Nevertheless, DHS has inherited many government agencies and, as Audrey’s latest bombshell illustrates, doles out millions upon millions of dollars in government contracts. The upshot is that what it most desperately needs in a secretary is an expert in government management — a technocrat familiar with the labyrinth that is federal procurement and contracting, along with a depth of knowledge in federal immigration law and experience dealing with state law enforcement and security agencies.

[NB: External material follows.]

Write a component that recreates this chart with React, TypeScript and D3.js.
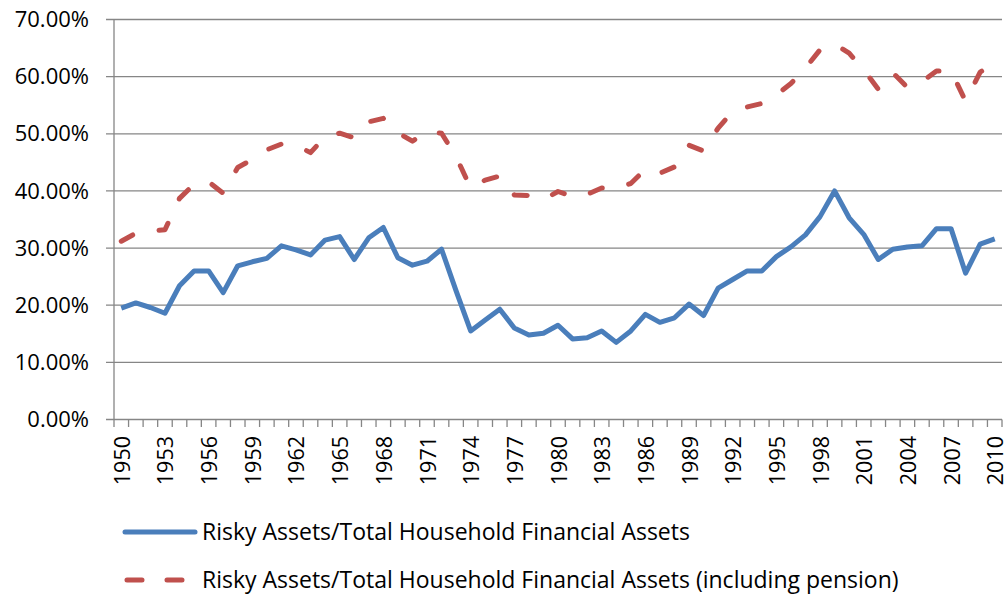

I don’t have an informed view of whether Senator Markwayne Mullin (R., Okla.) fits that bill. His lack of experience with federal bureaucracy would worry me far more than his lack of a bachelor’s degree. But he seems to have been informed, savvy, and hardworking enough to build a successful business nearly from scratch. That suggests that he is detail-oriented — something he’ll need.

Like my NR colleagues on The Editors podcast, I’m surprised that a senator would want the job, but that status probably makes him a relatively easy confirmation, which the president needs. And being from Oklahoma means he’ll be replaced in the Senate by another Republican, which the president also needs. There have been some ethical questions raised about Mullin regarding outside income during his time in the House. On first blush, they strike me as stale and not particularly notable in the scheme of things, but I confess I haven’t delved into them. Clearly, though, given that a major self-dealing scandal seems to be brewing at DHS thanks to the Noem–Lewandowski tenure, Senator Mullin will need to show that he’s a break with the past, not more of the same.

In any event, don’t be taken in by the “homeland security” title. The job needs a good manager, not a cutting-edge national defense thinker.